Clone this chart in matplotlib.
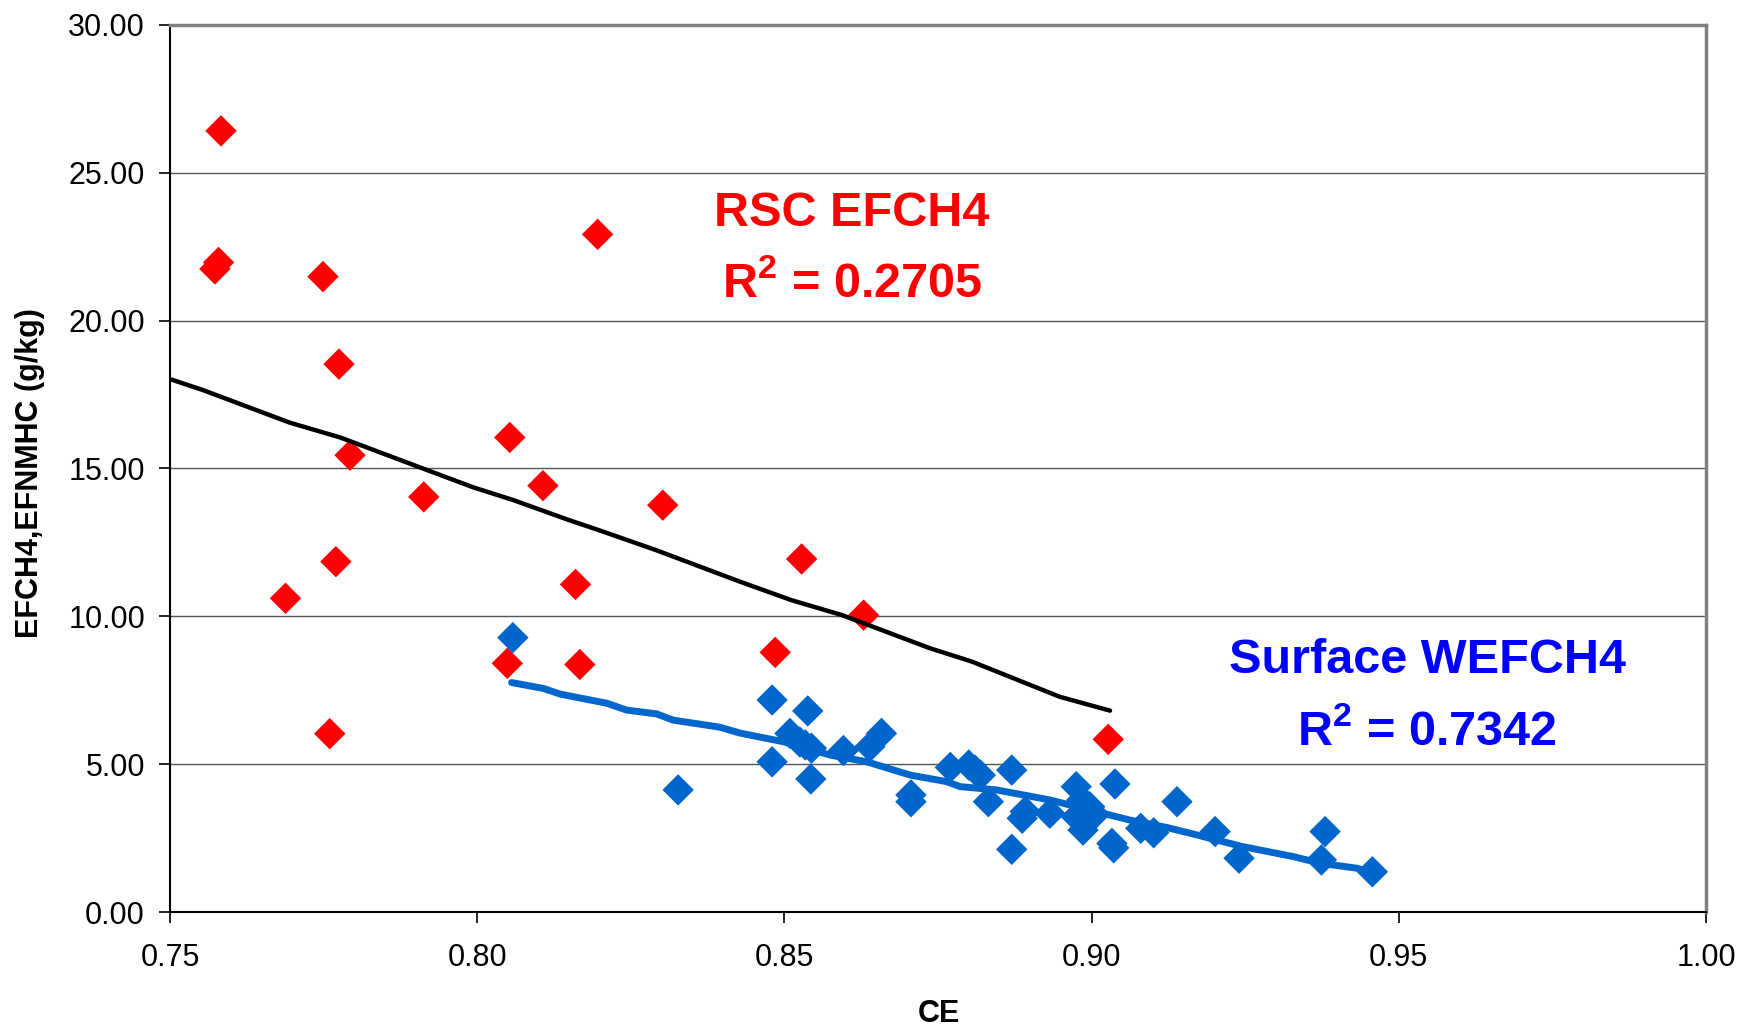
import matplotlib
matplotlib.use("Agg")
import matplotlib.pyplot as plt

plt.rcParams['font.family'] = ['Liberation Sans', 'DejaVu Sans']
plt.rcParams['mathtext.fontset'] = 'custom'
plt.rcParams['mathtext.rm'] = 'Liberation Sans'
plt.rcParams['mathtext.bf'] = 'Liberation Sans:bold'

# RSC EFCH4 points
rsc_ce = [0.7583, 0.7573, 0.7579, 0.7749, 0.7775, 0.7793, 0.7913, 0.7770, 0.7688, 0.7760,
          0.8053, 0.8107, 0.8196, 0.8302, 0.8160, 0.8167, 0.8049, 0.8485, 0.8528, 0.8629, 0.9027]
rsc_ef = [26.42, 21.75, 21.97, 21.49, 18.53, 15.45, 14.04, 11.85, 10.61, 6.03,
          16.05, 14.42, 22.92, 13.76, 11.08, 8.37, 8.41, 8.78, 11.94, 10.04, 5.84]

# Surface WEFCH4 points
surf_ce = [0.8058, 0.8327, 0.8480, 0.8538, 0.8509, 0.8480, 0.8525, 0.8534, 0.8544, 0.8543,
           0.8596, 0.8658, 0.8639, 0.8706, 0.8706, 0.8770, 0.8800, 0.8810, 0.8819, 0.8832,
           0.8870, 0.8887, 0.8892, 0.8870, 0.8932, 0.8975, 0.8984, 0.8997, 0.8975, 0.8990,
           0.8986, 0.9005, 0.9038, 0.9033, 0.9036, 0.9080, 0.9101, 0.9139, 0.9201, 0.9240,
           0.9380, 0.9374, 0.9457]
surf_ef = [9.28, 4.13, 7.17, 6.80, 6.04, 5.08, 5.75, 5.65, 5.54, 4.50,
           5.46, 6.04, 5.59, 3.96, 3.73, 4.89, 4.97, 4.80, 4.63, 3.73,
           4.80, 3.17, 3.40, 2.12, 3.34, 4.24, 3.79, 3.56, 3.22, 3.40,
           2.77, 3.30, 4.33, 2.32, 2.17, 2.83, 2.68, 3.73, 2.72, 1.82,
           2.72, 1.76, 1.36]

# Trend lines (as drawn)
rsc_trend_ce = [0.7502, 0.7554, 0.7695, 0.7777, 0.7918, 0.7994, 0.8059, 0.8146, 0.8200,
                0.8291, 0.8428, 0.8511, 0.8594, 0.8737, 0.8805, 0.8948, 0.9030]
rsc_trend_ef = [18.01, 17.65, 16.55, 16.05, 14.95, 14.36, 13.93, 13.28, 12.90,
                12.24, 11.17, 10.55, 10.04, 8.92, 8.47, 7.28, 6.81]

surf_trend_ce = [0.8056, 0.8108, 0.8135, 0.8211, 0.8243, 0.8292, 0.8319, 0.8395, 0.8428,
                 0.8498, 0.8574, 0.8634, 0.8705, 0.8764, 0.8786, 0.8845, 0.8932, 0.9024,
                 0.9062, 0.9122, 0.9165, 0.9244, 0.9329, 0.9372, 0.9432, 0.9459]
surf_trend_ef = [7.76, 7.56, 7.37, 7.06, 6.83, 6.70, 6.49, 6.25, 6.05,
                 5.76, 5.31, 5.08, 4.63, 4.41, 4.24, 4.13, 3.79, 3.31,
                 3.11, 2.86, 2.64, 2.22, 1.87, 1.65, 1.48, 1.31]

x_ticks = [0.75, 0.80, 0.85, 0.90, 0.95, 1.00]
y_ticks = [0, 5, 10, 15, 20, 25, 30]

fig = plt.figure(figsize=(17.47, 10.28), dpi=100)
ax = fig.add_axes([170/1747, 1 - 912/1028, 1536/1747, 887/1028])

ax.set_xlim(0.75, 1.00)
ax.set_ylim(0, 30)

ax.scatter(rsc_ce, rsc_ef, marker='D', s=16**2, color='#FF0000', edgecolors='none', zorder=3)
ax.scatter(surf_ce, surf_ef, marker='D', s=16**2, color='#0066CC', edgecolors='none', zorder=3)
ax.plot(rsc_trend_ce, rsc_trend_ef, color='black', lw=3.2, solid_capstyle='round', zorder=4)
ax.plot(surf_trend_ce, surf_trend_ef, color='#0066CC', lw=5, solid_capstyle='round', zorder=4)

ax.set_xticks(x_ticks)
ax.set_xticklabels([f"{v:.2f}" for v in x_ticks])
ax.set_yticks(y_ticks)
ax.set_yticklabels([f"{v:.2f}" for v in y_ticks])
ax.tick_params(axis='both', direction='out', length=8, width=1.2, labelsize=22, colors='black')
ax.tick_params(axis='x', pad=14)
ax.tick_params(axis='y', pad=10)

ax.yaxis.grid(True, color='#555555', lw=1)
ax.set_axisbelow(True)

for s in ['left', 'bottom']:
    ax.spines[s].set_color('black')
    ax.spines[s].set_linewidth(1.5)
for s in ['top', 'right']:
    ax.spines[s].set_color('#808080')
    ax.spines[s].set_linewidth(2.5)

ax.text(0.8610, 23.62, 'RSC EFCH4', color='#FF0000', fontsize=35, fontweight='bold',
        ha='center', va='center')
ax.text(0.8610, 21.24, r'$\mathbf{R^{2}}$ = 0.2705', color='#FF0000', fontsize=35,
        fontweight='bold', ha='center', va='center')
ax.text(0.9546, 8.52, 'Surface WEFCH4', color='#0000FF', fontsize=35, fontweight='bold',
        ha='center', va='center')
ax.text(0.9546, 6.10, r'$\mathbf{R^{2}}$ = 0.7342', color='#0000FF', fontsize=35,
        fontweight='bold', ha='center', va='center')

fig.text(30/1747, 1 - 473/1028, 'EFCH4,EFNMHC (g/kg)', rotation=90, fontsize=22,
         fontweight='bold', ha='center', va='center')
fig.text(939/1747, 1 - 1014/1028, 'CE', fontsize=22, fontweight='bold', ha='center', va='center')

fig.savefig('out.png', dpi=100, facecolor='white')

+---+

◆ TASK TO CARRY OUT:
Write down every line from the opening of the listing to the line with "12.24, 11.17, 10.55, 10.04, 8.92, 8.47, 7.28, 6.81]", both included, and nothing else; the pictures are omitted.

◆ ANSWER FOR THIS EXERCISE:
Clone this chart in matplotlib.
import matplotlib
matplotlib.use("Agg")
import matplotlib.pyplot as plt

plt.rcParams['font.family'] = ['Liberation Sans', 'DejaVu Sans']
plt.rcParams['mathtext.fontset'] = 'custom'
plt.rcParams['mathtext.rm'] = 'Liberation Sans'
plt.rcParams['mathtext.bf'] = 'Liberation Sans:bold'

# RSC EFCH4 points
rsc_ce = [0.7583, 0.7573, 0.7579, 0.7749, 0.7775, 0.7793, 0.7913, 0.7770, 0.7688, 0.7760,
          0.8053, 0.8107, 0.8196, 0.8302, 0.8160, 0.8167, 0.8049, 0.8485, 0.8528, 0.8629, 0.9027]
rsc_ef = [26.42, 21.75, 21.97, 21.49, 18.53, 15.45, 14.04, 11.85, 10.61, 6.03,
          16.05, 14.42, 22.92, 13.76, 11.08, 8.37, 8.41, 8.78, 11.94, 10.04, 5.84]

# Surface WEFCH4 points
surf_ce = [0.8058, 0.8327, 0.8480, 0.8538, 0.8509, 0.8480, 0.8525, 0.8534, 0.8544, 0.8543,
           0.8596, 0.8658, 0.8639, 0.8706, 0.8706, 0.8770, 0.8800, 0.8810, 0.8819, 0.8832,
           0.8870, 0.8887, 0.8892, 0.8870, 0.8932, 0.8975, 0.8984, 0.8997, 0.8975, 0.8990,
           0.8986, 0.9005, 0.9038, 0.9033, 0.9036, 0.9080, 0.9101, 0.9139, 0.9201, 0.9240,
           0.9380, 0.9374, 0.9457]
surf_ef = [9.28, 4.13, 7.17, 6.80, 6.04, 5.08, 5.75, 5.65, 5.54, 4.50,
           5.46, 6.04, 5.59, 3.96, 3.73, 4.89, 4.97, 4.80, 4.63, 3.73,
           4.80, 3.17, 3.40, 2.12, 3.34, 4.24, 3.79, 3.56, 3.22, 3.40,
           2.77, 3.30, 4.33, 2.32, 2.17, 2.83, 2.68, 3.73, 2.72, 1.82,
           2.72, 1.76, 1.36]

# Trend lines (as drawn)
rsc_trend_ce = [0.7502, 0.7554, 0.7695, 0.7777, 0.7918, 0.7994, 0.8059, 0.8146, 0.8200,
                0.8291, 0.8428, 0.8511, 0.8594, 0.8737, 0.8805, 0.8948, 0.9030]
rsc_trend_ef = [18.01, 17.65, 16.55, 16.05, 14.95, 14.36, 13.93, 13.28, 12.90,
                12.24, 11.17, 10.55, 10.04, 8.92, 8.47, 7.28, 6.81]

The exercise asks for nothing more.